1. Eingabe Rezeptnummer, eingabe Betriebsmittel = nur Betriebsmittel mit dem Rezept
2. Eingabe Rezeptnummer, keine eingabe Betriebsmittel = alle Betriebsmittel auf dem das rezept laufen kann
3. keine eingabe Rezeptnummer, Eingabe Betriebsmittel = alle Rezepte die die zu dem Betriebsmittel gehören.

Mach ich das dann wie von dir beschrieben, kommt immer der 1. fall raus.

Hoffe ich hab nicht wieder was verschwiegen ;-)

Carsa


----------



## SlaterB (19. Feb 2009)

aber die Logik durch die or-Verknüpfung ist dir schon verständlich oder?
hast du bei 2. und 3. denn auch richtige Dummy-Werte gewählt? (anders als bei 1.!)

> kommt immer der 1. fall raus.

wie kann bei 2. mit 'keine eingabe Betriebsmittel' das von 1. rauskommen wo Betriebsmittel angegeben ist,
dann muss bei dem Ergebnis zu 2. ja ein bestimmtes Betriebsmittel herauskommen, welches ist das, das der letzen 1.-Anfrage?, zufällig gewählt?

---

teste eine derartige Anfrage am besten direkt in SQL in einem normalen Datenbank-Client,
wenn IReport aus einer korrekten SQL-Anfrage nichts gutes liefert, dann habe ich dazu keine Antwort


----------



## Carsa (25. Feb 2009)

Moin Slater.
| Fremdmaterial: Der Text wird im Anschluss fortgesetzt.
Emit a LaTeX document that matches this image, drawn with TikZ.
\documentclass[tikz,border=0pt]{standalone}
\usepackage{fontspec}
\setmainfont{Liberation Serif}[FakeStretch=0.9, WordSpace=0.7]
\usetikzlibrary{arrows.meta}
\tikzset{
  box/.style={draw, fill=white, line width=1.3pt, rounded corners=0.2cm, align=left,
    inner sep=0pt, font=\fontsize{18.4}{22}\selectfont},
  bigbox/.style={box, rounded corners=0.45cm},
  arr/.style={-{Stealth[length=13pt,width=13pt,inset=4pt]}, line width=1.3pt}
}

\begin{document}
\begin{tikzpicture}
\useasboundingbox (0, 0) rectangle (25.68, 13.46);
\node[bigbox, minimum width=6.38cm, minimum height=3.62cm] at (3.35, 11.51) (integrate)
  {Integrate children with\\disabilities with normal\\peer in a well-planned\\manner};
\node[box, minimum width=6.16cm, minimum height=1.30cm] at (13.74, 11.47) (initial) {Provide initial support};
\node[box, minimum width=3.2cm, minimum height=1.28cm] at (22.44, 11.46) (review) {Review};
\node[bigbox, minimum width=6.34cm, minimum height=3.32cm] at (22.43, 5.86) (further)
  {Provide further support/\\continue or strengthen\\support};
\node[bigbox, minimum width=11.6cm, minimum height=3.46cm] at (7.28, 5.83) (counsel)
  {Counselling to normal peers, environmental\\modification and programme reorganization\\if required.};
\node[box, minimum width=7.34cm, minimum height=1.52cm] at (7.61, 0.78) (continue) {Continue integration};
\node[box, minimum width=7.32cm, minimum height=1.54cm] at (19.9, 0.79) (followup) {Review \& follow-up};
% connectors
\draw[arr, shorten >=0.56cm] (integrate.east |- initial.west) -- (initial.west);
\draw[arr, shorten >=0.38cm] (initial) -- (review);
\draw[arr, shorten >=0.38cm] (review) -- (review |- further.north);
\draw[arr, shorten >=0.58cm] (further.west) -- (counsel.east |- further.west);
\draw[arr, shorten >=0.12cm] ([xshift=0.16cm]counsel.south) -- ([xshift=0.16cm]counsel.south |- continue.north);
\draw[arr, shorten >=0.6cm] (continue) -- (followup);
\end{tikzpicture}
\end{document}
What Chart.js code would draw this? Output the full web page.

Sorry das ich mich erst heute melde. Das mit der or-verknüpfung habe ich verstanden. Aber leider komm ich nicht zu dem gewünschten ergebnis. Man kann ja bei Ireport dem Parameter auch einen Defaultwert zu weisen. Aber da steh ich auch grad auf dem Schlauch. Hast du da nen tipp für mich. 

Danke
Carsa


----------



## SlaterB (25. Feb 2009)

ich sehe keinen Zusammenhang zwischen der Möglichkeit eines Defaultwertes und dem Nichtgelingen der Anfrage,
auch sonst ist mir keine Fehlermöglichkeit ersichtlich,

übergib zu jedem Zeitpunkt die 4 korrekten Parameter und es müsste die korrekte Query herauskommen,
falls du vermutest, dass Ireport, was immer das auch ist, dort noch dazwischenfunkt, bietet sich zur Überprüfung ein Log in der Datenbank an,
sofern vorhanden

Code der relevanten Stellen (Definition, Befüllung) kann auch nicht schaden

-----

das ganze war von Anfang an auch nur eine denkbare Idee, du musst es ja nicht so machen 
(ich kann allerdings keine andere nennen)


----------